No joke y'all, plan shit like this now, not tomorrow, not next year. And I don't care your age or health. If you die tonight, the funeral industry vultures will swoop on your grieving people and fuck them over.

Working on end-of-life stuff with my new wife (both of us 52), and she doesn't like it, but it's getting done. If I eat it tomorrow, she'll be buying a casket, plot, headstone, whatever the hell she's told to buy.

Get a will drawn up, get a Living Will signed and notarized.
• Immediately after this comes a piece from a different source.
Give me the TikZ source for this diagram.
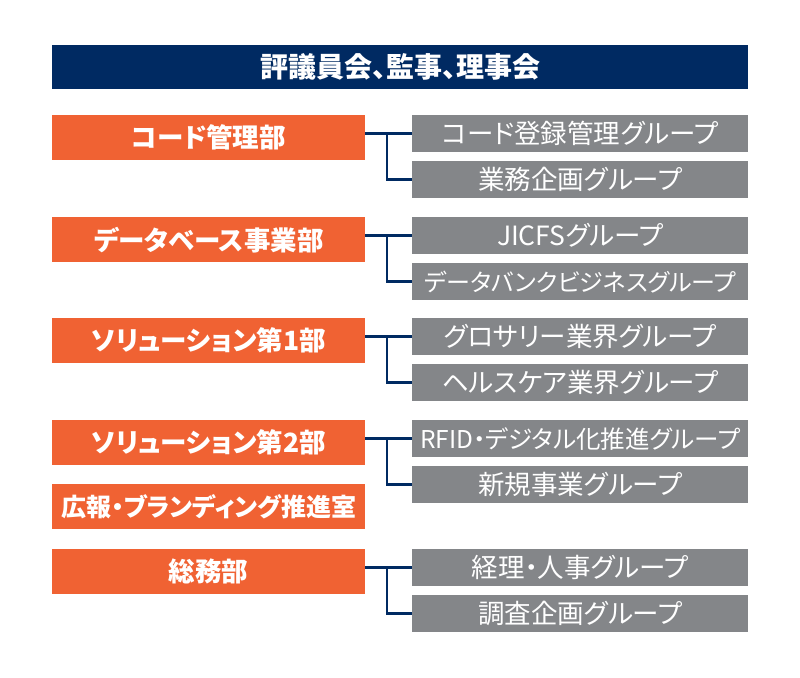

Hell, just look up "end of life documents" and get to work if you love the people you might be leaving.

And if you're married, FFS get life insurance, preferably whole life. It's hilariously cheap if you're young, and I mean stupid cheap, like $10-20/mo. cheap for fat stacks. Study on it a bit, don't get jerked around! Had a good friend over the other night who sells and explained much.

Tried to get us on a plan that immediately pays out funeral expenses. Sounds great! Nah, we'll self-insure that small bit. Instead we'll setup a joint account and auto-pay $100-$200 a month until we're feeling good about it. $10-20K? Can't afford that? Who cares?! Pay $25/mo., whatever, it'll stack if you're young.

tl;dr: The funeral business gets away with this shit because we don't plan, and that's on us. And if you want a casket? Sure, take a plan as pictured.

[–] [email protected] 16 points 1 year ago (2 children)

Plan WAY ahead and donate your body to science. Family isn't stuck with a bill to the vultures. Cremation even costs way too much to pay people that prey on grieving family for something that is inevitable. And science benefits from your donation. Ultimate win.

[–] [email protected] 15 points 1 year ago

"science" doesn't take every body, and I've outlived two of the three doctors who want to experiment on my corpse (much to their chagrin).

[–] [email protected] 7 points 1 year ago

THAT is a fine idea! Totally forgot!

And let's not forget to check that organ donor box. See how it works in your country.

[–] [email protected] 6 points 1 year ago (2 children)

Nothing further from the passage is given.